Yes, these are just fingerlings, probably only an inch or an inch and a half right now. I have them in a bucket inside my 300 gallon tank and the bucket has holes around the sides and at the bottom. I cut them this a.m. so I'll check later to see if they ate them. Thanks.

P.S. I know they are wigglers. Typo.

Red wigglers can also be fed via container/canister with holes around, the fingerlings will just nibble or try to pull them out as the worms try to escape. This will make sure that there will be no rotting/uneaten worm at the bottom of your tank.

Good idea. Thanks.

No prob. Can you post a pic of actual "feeding frenzy" once you made the canister feeder. I'd like to see them in action. 
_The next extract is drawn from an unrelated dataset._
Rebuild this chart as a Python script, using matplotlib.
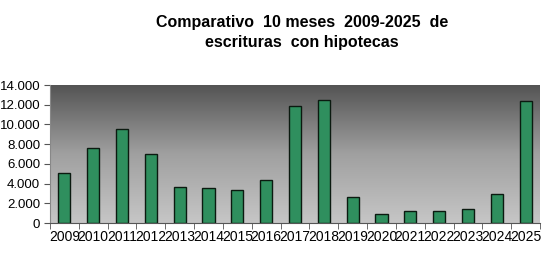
import numpy as np
import matplotlib.pyplot as plt
from matplotlib.colors import LinearSegmentedColormap
from matplotlib.ticker import FuncFormatter

years = ['2009', '2010', '2011', '2012', '2013', '2014', '2015', '2016', '2017',
         '2018', '2019', '2020', '2021', '2022', '2023', '2024', '2025']
escrituras = [5040, 7580, 9500, 7030, 3650, 3520, 3310, 4330, 11900,
              12440, 2600, 880, 1250, 1180, 1390, 2940, 12370]

plt.rcParams['font.family'] = ['Liberation Sans', 'DejaVu Sans']

fig = plt.figure(figsize=(5.54, 2.77), dpi=100)
ax = fig.add_axes([50 / 554, 54 / 277, 490 / 554, 138 / 277])

# degradado gris de fondo (claro abajo, oscuro arriba)
cmap = LinearSegmentedColormap.from_list('fondo', ['#c6c6c6', '#a0a0a0', '#545454'])
grad = np.linspace(0, 1, 256).reshape(-1, 1)
ax.imshow(grad, cmap=cmap, aspect='auto', origin='lower',
          extent=[0, 1, 0, 1], transform=ax.transAxes, zorder=0)

x = np.arange(len(years))
ax.bar(x, escrituras, width=0.42, color='#2f8f5e', edgecolor='#0b1a10',
       linewidth=1.0, zorder=2)

ax.set_xlim(-0.5, len(years) - 0.5)
ax.set_ylim(0, 14000)
ax.set_yticks(np.arange(0, 14001, 2000))
ax.yaxis.set_major_formatter(FuncFormatter(lambda v, p: f'{int(v):,}'.replace(',', '.')))
ax.set_xticks(x)
ax.set_xticklabels(years)
ax.set_xticks(np.arange(-0.5, len(years)), minor=True)
ax.tick_params(axis='x', which='major', length=0, labelsize=10, pad=5)
ax.tick_params(axis='x', which='minor', length=4, color='#555555')
ax.tick_params(axis='y', length=4, labelsize=9.5, color='#555555', pad=3)

for s in ['top', 'right']:
    ax.spines[s].set_visible(False)
ax.spines['left'].set_color('#888888')
ax.spines['bottom'].set_color('#555555')

fig.text(0.545, 0.945, 'Comparativo  10 meses  2009-2025  de\nescrituras  con hipotecas',
         ha='center', va='top', fontsize=11.5, fontweight='bold', linespacing=1.4)

fig.savefig('out.png', dpi=100)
  The canister feeder sounds good.

   There are a few pieces of information that may be of help to you though.  Redworms can live for months at the bottom of ponds and fish tanks as long as there is dissolved oxygen in the water to breathe.  Of course, when fish are present, the life expectancy of any worm is dismal.  Live redworms in a fish tank are not a concern.  The concern is with pieces of chopped worms or BSFL that are not eaten, accumulating the in the fish tank (which  why testing the fish to see if thy will eat them , is a good idea, if you plan to chop).  You do not want dead or uneaten anything building up in your tanks.

  My best to you in this.  Let us know how things go!  I hope his is helpful information.